Great, so let’s dig a little deeper into the story – has it been an easy path overall and if not, what were the challenges you’ve had to overcome?
This has been a bumpy, winding road with many hills and valleys. I thought this was going to be a hobby and that was all. Maybe, I would make some extra money while being more fulfilled creatively, but I never envisioned it to be what it is today.

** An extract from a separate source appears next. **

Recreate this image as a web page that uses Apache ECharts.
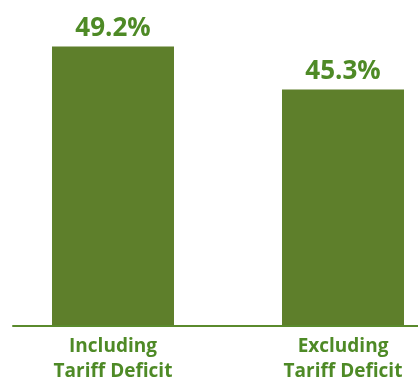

Life can be incredibly challenging, especially when you’re balancing a career, family life, friends and just general self-care. Then you go ahead and add in running a business and you’re going to feel stressed to the max. Some days, you will want to abandon the business, but don’t give up. Get organized. Schedule out time for everything and make the most of your day. Have a half hour for your lunch break? Scarf down your food while making to-do lists for the next thing you want to do in the business. When you’re building your business, especially as a one-woman show, you’re going to need to work on your business every day. That doesn’t necessarily mean 8 hours per day, but you should plan on doing something for the business, no matter how small, every single day. It could be as simple as reading into how to get a business license (and whether you need to get one yet) on your local city’s website. If you’ve figured out how to apply for your business license, you’ve successfully completed something that needs to get done. All of these small things add up over time and before you know it, you’re rolling and things are getting done.

Don’t hide behind excuses and think because there’s too much to do that it’s impossible. It’s TOTALLY possible, you just have to start.

Make those lists, stop making excuses and get stuff done.

Alright – so let’s talk business. Tell us about Grammatical Art – what should we know?
I own and operate Grammatical Art, a grammar- and science-themed print and apparel business. I help people to let their nerd flags fly.

I’ve always found it incredibly important to give back to the community, and we have a line of products where 100% of the proceeds go to a local non-profit school that services special needs kids and their families. Three years ago, in the midst of growth for my business, my daughter was diagnosed with autism. Thanks to this school, she gets the therapies and services she needs, so I think donating the proceeds from these items is the very least I can do to try and repay them.

What’s the most important piece of advice you could give to a young woman just starting her career?
You can do this. Push away the doubt, whether it’s coming from other people or yourself, just push it away.